Ugborough man was one of the first free settlers in Victoria, Australia
James Bickford Moysey was born and baptised in Ugborough in 1809. Bickford was his mother’s maiden name. The Moyseys had been in the locality since the 1600s. Susanna Brown Treeby was born in Modbury in 1825. Not being the eldest, James had inherited little or nothing and times were hard. There were no industrial jobs and the area for farming was very limited. James fell in love with Susannah, who was scarcely more than half his age and the two, convinced that somehow love would find a way, married in 1843 when she was 18.
The administrators of New South Wales had, by that time, realised that their vast new country could never be developed properly with convict labour, a few emancipists and adventurers, and the limited number of free settlers.
Newcomers of “sound British stock” were needed most urgently. For the Port Phillip District, later Victoria, the newly formed Colonial Land and Emigration Commission contracted with a London firm to convey British people to Port Phillip “at the rate of £18/14/0 per statute adult”. James and Susannah who had saved up £100, thought it over and so did his cousin Nicholas. The three decided to seek together those fresh fields offered by the Commission and they sailed by the barque “Sea Queen”, 414 tons, ex London, Plymouth and Cork on January 11, 1844. Landfall in Port Phillip was on April 15, 1844.
For a few months the two men took casual employment in the township of Melbourne, but the conditions were not good enough, so they decided to pioneer the “bush-land”. James and Nicholas took out a joint lease on land of about 3200 acres in about September 1844. They built a three-roomed wattle-and-daub, thatched hut near the cliff-top. After settling in, a good deal of work had to be done. Waterholes had to be developed, clearing had to be done for grazing, kitchen garden, etc. and fencing and housing for stock, and tracks had to be cut. Then a baby arrived who was baptised Treeby, after his mother’s family. Besides looking after the livestock, James grew vegetables, fished and did odd jobs. Susannah saw to the baby, the dairy, household washing and cooking and the making of clothes.

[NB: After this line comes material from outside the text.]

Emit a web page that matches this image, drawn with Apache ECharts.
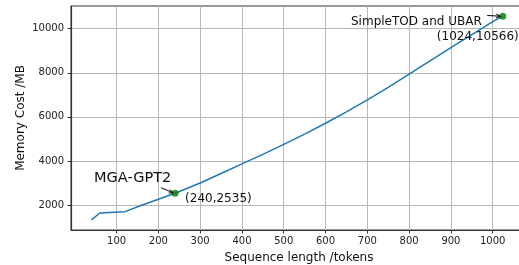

Finding that the 3200 acres was too big to manage after the death of Nicholas, James decided to give up the outlying areas and to concentrate on the central 640 acres. Their second child, George Bickford Moysey was born in December 1850. Gold was discovered in Victoria in 1851 and James joined in the diggings, soon striking it rich. The new Government of Victoria cancelled all the land leases and put the surveyed blocks up to public auction. James successfully purchased a block of 80 acres of his previously leased land.
James Bickford Moysey died in 1889 on his Narre Warren Farm at the age of 80. Susannah then went to live with her daughter Elizabeth until she too passed on in 1895 aged 70. James is known as the founder of the district of Beaumaris.